### BRIEF
Copy each line of the data below exactly, leaving out pictures.

- - -

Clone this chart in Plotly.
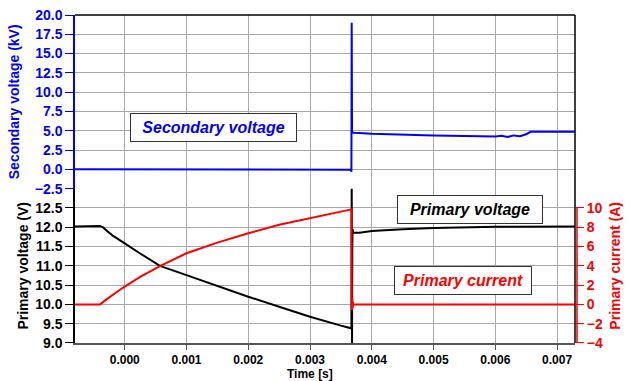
import plotly.graph_objects as go

# ---- data ----
t_sec = [-0.000805, 0.0, 0.0001, 0.0002, 0.00366, 0.00367, 0.003675, 0.00368, 0.003685, 0.0037,
         0.0038, 0.004, 0.005, 0.006, 0.0061, 0.0062, 0.0063, 0.0064, 0.0065, 0.00657, 0.007, 0.00729]
v_sec = [0.0, 0.0, -0.05, 0.0, -0.05, -0.3, 19.0, 5.0, 4.8, 4.75,
         4.7, 4.6, 4.4, 4.25, 4.35, 4.2, 4.4, 4.3, 4.55, 4.87, 4.87, 4.87]

t_pv = [-0.000805, -0.0004, -0.00035, -0.0003, -0.0002, -0.0001, 0.0, 0.00025, 0.00057, 0.001,
        0.0015, 0.002, 0.0025, 0.003, 0.0035, 0.00367, 0.003675, 0.00368, 0.003685, 0.00369,
        0.0037, 0.0038, 0.004, 0.0045, 0.005, 0.006, 0.00729]
v_pv = [12.02, 12.03, 12.0, 11.92, 11.79, 11.68, 11.58, 11.32, 11.0, 10.76,
        10.47, 10.2, 9.94, 9.68, 9.45, 9.38, 13.3, 8.9, 11.6, 11.95,
        11.86, 11.86, 11.9, 11.95, 11.98, 12.01, 12.02]

t_pc = [-0.000805, -0.0004, -0.0003, -0.0002, -0.0001, 0.0, 0.00025, 0.00057, 0.001, 0.0015,
        0.002, 0.0025, 0.003, 0.0035, 0.00367, 0.003675, 0.00368, 0.003685, 0.00369, 0.003695,
        0.0037, 0.00372, 0.00729]
i_pc = [0.0, 0.0, 0.5, 0.98, 1.42, 1.84, 2.85, 3.98, 5.3, 6.4,
        7.37, 8.25, 8.95, 9.6, 9.85, 0.4, -0.6, 0.7, -0.4, 0.2,
        0.0, 0.0, 0.0]

x_ticks = [0.000, 0.001, 0.002, 0.003, 0.004, 0.005, 0.006, 0.007]
sec_ticks = [-2.5, 0.0, 2.5, 5.0, 7.5, 10.0, 12.5, 15.0, 17.5, 20.0]
pv_ticks = [9.0, 9.5, 10.0, 10.5, 11.0, 11.5, 12.0, 12.5]
pc_ticks = [-4, -2, 0, 2, 4, 6, 8, 10]

FONT = "Arial, Liberation Sans, sans-serif"
BLUE = "#0000ff"
RED = "#ff0000"
GRID = "#a8a8a8"

fig = go.Figure()
fig.add_trace(go.Scatter(x=t_sec, y=v_sec, mode="lines", line=dict(color=BLUE, width=2),
                         xaxis="x", yaxis="y", showlegend=False))
fig.add_trace(go.Scatter(x=t_pv, y=v_pv, mode="lines", line=dict(color="black", width=2),
                         xaxis="x", yaxis="y2", showlegend=False))
fig.add_trace(go.Scatter(x=t_pc, y=i_pc, mode="lines", line=dict(color=RED, width=2),
                         xaxis="x", yaxis="y3", showlegend=False))

fig.update_layout(
    width=630, height=381,
    margin=dict(l=75, r=55, t=15, b=38),
    paper_bgcolor="white", plot_bgcolor="white",
    font=dict(family=FONT),
    xaxis=dict(anchor="y2", range=[-0.000805, 0.00729], tickvals=x_ticks, tickformat=".3f",
               automargin=False, ticklabelstandoff=0,
               showgrid=True, gridcolor=GRID, gridwidth=1, zeroline=False,
               showline=True, linecolor="#555555", linewidth=2,
               ticks="outside", ticklen=5, tickcolor="#555555",
               tickfont=dict(family=FONT, size=12, color="black", weight="bold")),
    yaxis=dict(domain=[8/17, 1], range=[-2.5, 20], tickvals=sec_ticks, tickformat=".1f",
               anchor="x", automargin=False, showgrid=True, gridcolor=GRID, zeroline=False,
               showline=True, linecolor=BLUE, linewidth=1.5,
               ticks="outside", ticklen=8, tickcolor=BLUE,
               tickfont=dict(family=FONT, size=14, color=BLUE, weight="bold"),
               title=dict(text="<b>Secondary voltage (kV)</b>",
                          font=dict(family=FONT, size=14, color=BLUE), standoff=12)),
    yaxis2=dict(domain=[0, 8/17], range=[9, 13], tickvals=pv_ticks, tickformat=".1f",
                anchor="x", automargin=False, showgrid=True, gridcolor=GRID, zeroline=False,
                showline=True, linecolor="black", linewidth=1.5,
                ticks="outside", ticklen=8, tickcolor="black",
                tickfont=dict(family=FONT, size=14, color="black", weight="bold"),
                title=dict(text="<b>Primary voltage (V)</b>",
                           font=dict(family=FONT, size=14, color="black"), standoff=3)),
    yaxis3=dict(range=[-4, 12], tickvals=pc_ticks, side="right",
                anchor="x", overlaying="y2", automargin=False, showgrid=False, zeroline=False,
                showline=False,
                ticks="outside", ticklen=8, tickcolor=RED,
                tickfont=dict(family=FONT, size=14, color=RED, weight="bold"),
                title=dict(text="<b>Primary current (A)</b>",
                           font=dict(family=FONT, size=14, color=RED), standoff=8)),
)

# x-axis title
fig.add_annotation(xref="paper", yref="paper", x=0.47, y=-0.094, text="<b>Time [s]</b>",
                   showarrow=False, font=dict(family=FONT, size=12, color="black"),
                   xanchor="center", yanchor="middle")

# frame: top and right borders
fig.add_shape(type="line", xref="paper", yref="paper", x0=0, x1=1, y0=1, y1=1,
              line=dict(color="black", width=1.5))
fig.add_shape(type="line", xref="paper", yref="paper", x0=1, x1=1, y0=0, y1=1,
              line=dict(color="black", width=1.5))
# red spine of the current axis (only over its tick range)
fig.add_shape(type="line", xref="paper", yref="y3", x0=1.004, x1=1.004, y0=pc_ticks[0], y1=pc_ticks[-1],
              line=dict(color=RED, width=1.5))

def box(text, color, x, y, w):
    fig.add_annotation(xref="paper", yref="paper", x=x, y=y, text=f"<b><i>{text}</i></b>",
                       showarrow=False, font=dict(family=FONT, size=16, color=color),
                       bgcolor="white", bordercolor="#333333", borderwidth=1, borderpad=4,
                       width=w, height=19, xanchor="center", yanchor="middle")

box("Secondary voltage", BLUE, 0.277, 0.657, 157)
box("Primary voltage", "black", 0.79, 0.4085, 136)
box("Primary current", RED, 0.776, 0.1905, 128)

fig.write_html("out.html")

- - -

### TASK RESULT
Clone this chart in Plotly.
import plotly.graph_objects as go

# ---- data ----
t_sec = [-0.000805, 0.0, 0.0001, 0.0002, 0.00366, 0.00367, 0.003675, 0.00368, 0.003685, 0.0037,
         0.0038, 0.004, 0.005, 0.006, 0.0061, 0.0062, 0.0063, 0.0064, 0.0065, 0.00657, 0.007, 0.00729]
v_sec = [0.0, 0.0, -0.05, 0.0, -0.05, -0.3, 19.0, 5.0, 4.8, 4.75,
         4.7, 4.6, 4.4, 4.25, 4.35, 4.2, 4.4, 4.3, 4.55, 4.87, 4.87, 4.87]

t_pv = [-0.000805, -0.0004, -0.00035, -0.0003, -0.0002, -0.0001, 0.0, 0.00025, 0.00057, 0.001,
        0.0015, 0.002, 0.0025, 0.003, 0.0035, 0.00367, 0.003675, 0.00368, 0.003685, 0.00369,
        0.0037, 0.0038, 0.004, 0.0045, 0.005, 0.006, 0.00729]
v_pv = [12.02, 12.03, 12.0, 11.92, 11.79, 11.68, 11.58, 11.32, 11.0, 10.76,
        10.47, 10.2, 9.94, 9.68, 9.45, 9.38, 13.3, 8.9, 11.6, 11.95,
        11.86, 11.86, 11.9, 11.95, 11.98, 12.01, 12.02]

t_pc = [-0.000805, -0.0004, -0.0003, -0.0002, -0.0001, 0.0, 0.00025, 0.00057, 0.001, 0.0015,
        0.002, 0.0025, 0.003, 0.0035, 0.00367, 0.003675, 0.00368, 0.003685, 0.00369, 0.003695,
        0.0037, 0.00372, 0.00729]
i_pc = [0.0, 0.0, 0.5, 0.98, 1.42, 1.84, 2.85, 3.98, 5.3, 6.4,
        7.37, 8.25, 8.95, 9.6, 9.85, 0.4, -0.6, 0.7, -0.4, 0.2,
        0.0, 0.0, 0.0]

x_ticks = [0.000, 0.001, 0.002, 0.003, 0.004, 0.005, 0.006, 0.007]
sec_ticks = [-2.5, 0.0, 2.5, 5.0, 7.5, 10.0, 12.5, 15.0, 17.5, 20.0]
pv_ticks = [9.0, 9.5, 10.0, 10.5, 11.0, 11.5, 12.0, 12.5]
pc_ticks = [-4, -2, 0, 2, 4, 6, 8, 10]

FONT = "Arial, Liberation Sans, sans-serif"
BLUE = "#0000ff"
RED = "#ff0000"
GRID = "#a8a8a8"

fig = go.Figure()
fig.add_trace(go.Scatter(x=t_sec, y=v_sec, mode="lines", line=dict(color=BLUE, width=2),
                         xaxis="x", yaxis="y", showlegend=False))
fig.add_trace(go.Scatter(x=t_pv, y=v_pv, mode="lines", line=dict(color="black", width=2),
                         xaxis="x", yaxis="y2", showlegend=False))
fig.add_trace(go.Scatter(x=t_pc, y=i_pc, mode="lines", line=dict(color=RED, width=2),
                         xaxis="x", yaxis="y3", showlegend=False))

fig.update_layout(
    width=630, height=381,
    margin=dict(l=75, r=55, t=15, b=38),
    paper_bgcolor="white", plot_bgcolor="white",
    font=dict(family=FONT),
    xaxis=dict(anchor="y2", range=[-0.000805, 0.00729], tickvals=x_ticks, tickformat=".3f",
               automargin=False, ticklabelstandoff=0,
               showgrid=True, gridcolor=GRID, gridwidth=1, zeroline=False,
               showline=True, linecolor="#555555", linewidth=2,
               ticks="outside", ticklen=5, tickcolor="#555555",
               tickfont=dict(family=FONT, size=12, color="black", weight="bold")),
    yaxis=dict(domain=[8/17, 1], range=[-2.5, 20], tickvals=sec_ticks, tickformat=".1f",
               anchor="x", automargin=False, showgrid=True, gridcolor=GRID, zeroline=False,
               showline=True, linecolor=BLUE, linewidth=1.5,
               ticks="outside", ticklen=8, tickcolor=BLUE,
               tickfont=dict(family=FONT, size=14, color=BLUE, weight="bold"),
               title=dict(text="<b>Secondary voltage (kV)</b>",
                          font=dict(family=FONT, size=14, color=BLUE), standoff=12)),
    yaxis2=dict(domain=[0, 8/17], range=[9, 13], tickvals=pv_ticks, tickformat=".1f",
                anchor="x", automargin=False, showgrid=True, gridcolor=GRID, zeroline=False,
                showline=True, linecolor="black", linewidth=1.5,
                ticks="outside", ticklen=8, tickcolor="black",
                tickfont=dict(family=FONT, size=14, color="black", weight="bold"),
                title=dict(text="<b>Primary voltage (V)</b>",
                           font=dict(family=FONT, size=14, color="black"), standoff=3)),
    yaxis3=dict(range=[-4, 12], tickvals=pc_ticks, side="right",
                anchor="x", overlaying="y2", automargin=False, showgrid=False, zeroline=False,
                showline=False,
                ticks="outside", ticklen=8, tickcolor=RED,
                tickfont=dict(family=FONT, size=14, color=RED, weight="bold"),
                title=dict(text="<b>Primary current (A)</b>",
                           font=dict(family=FONT, size=14, color=RED), standoff=8)),
)

# x-axis title
fig.add_annotation(xref="paper", yref="paper", x=0.47, y=-0.094, text="<b>Time [s]</b>",
                   showarrow=False, font=dict(family=FONT, size=12, color="black"),
                   xanchor="center", yanchor="middle")

# frame: top and right borders
fig.add_shape(type="line", xref="paper", yref="paper", x0=0, x1=1, y0=1, y1=1,
              line=dict(color="black", width=1.5))
fig.add_shape(type="line", xref="paper", yref="paper", x0=1, x1=1, y0=0, y1=1,
              line=dict(color="black", width=1.5))
# red spine of the current axis (only over its tick range)
fig.add_shape(type="line", xref="paper", yref="y3", x0=1.004, x1=1.004, y0=pc_ticks[0], y1=pc_ticks[-1],
              line=dict(color=RED, width=1.5))

def box(text, color, x, y, w):
    fig.add_annotation(xref="paper", yref="paper", x=x, y=y, text=f"<b><i>{text}</i></b>",
                       showarrow=False, font=dict(family=FONT, size=16, color=color),
                       bgcolor="white", bordercolor="#333333", borderwidth=1, borderpad=4,
                       width=w, height=19, xanchor="center", yanchor="middle")

box("Secondary voltage", BLUE, 0.277, 0.657, 157)
box("Primary voltage", "black", 0.79, 0.4085, 136)
box("Primary current", RED, 0.776, 0.1905, 128)

fig.write_html("out.html")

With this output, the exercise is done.